It would be irresponsible for any scientist to conduct human gene-editing studies in people, and a central registry of research plans should be set up to ensure transparency, World Health Organization experts said Tuesday.
After its first two-day meeting in Geneva, the WHO panel of gene-editing experts — which was established in December after a Chinese scientist said he had edited the genes of twin babies — said it had agreed on a framework for setting future standards.
It said a central registry of all human genome-editing research was needed "in order to create an open and transparent database of ongoing work," and asked the WHO to start setting up such a registry immediately.
"The committee will develop essential tools and guidance for all those working on this new technology to ensure maximum benefit and minimal risk to human health," Soumya Swamanathan, the WHO's chief scientist, said in a statement.
A Chinese scientist last year claimed to have edited the genes of twin baby girls.
News of the births prompted global condemnation, in part because it raised the ethical specter of so-called "designer babies" — in which embryos can be genetically modified to produce children with desirable traits.
Top scientists and ethicists from seven countries called last week for a global moratorium on gene editing of human eggs, sperm or embryos that would result in such genetically-altered babies — saying this "could have permanent and possibly harmful effects on the species."
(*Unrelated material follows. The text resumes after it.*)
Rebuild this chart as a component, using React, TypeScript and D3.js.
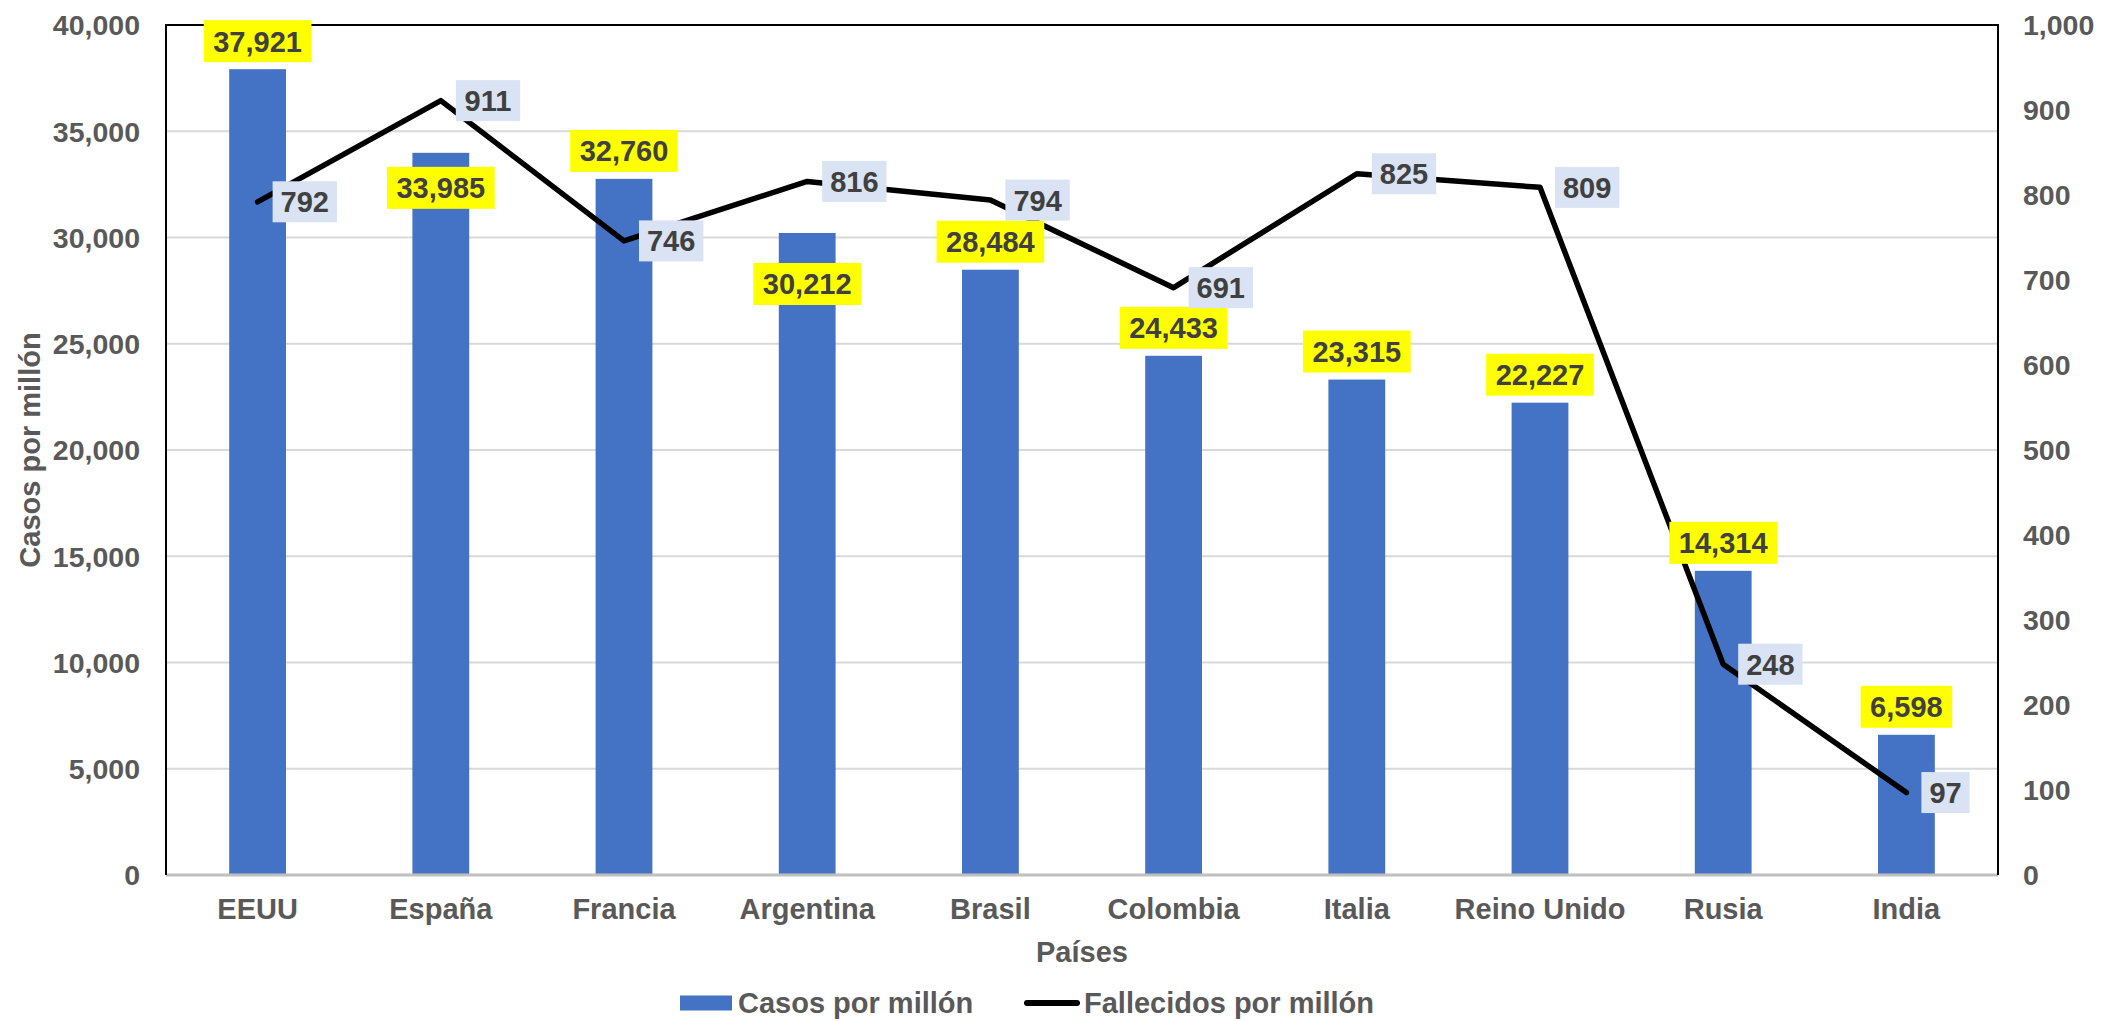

The WHO panel's statement said any human gene-editing work should be done for research only, should not be done in human clinical trials, and should be conducted transparently.
"It is irresponsible at this time for anyone to proceed with clinical applications of human germline genome editing."
The WHO's director-general, Tedros Adhanom Ghebreyesus, welcomed the panel's initial plans. "Gene editing holds incredible promise for health, but it also poses some risks, both ethically and medically," he said in a statement.
The committee said it aims over the next two years to produce "a comprehensive governance framework" for national, local and international authorities to ensure human genome-editing science progresses within agreed ethical boundaries.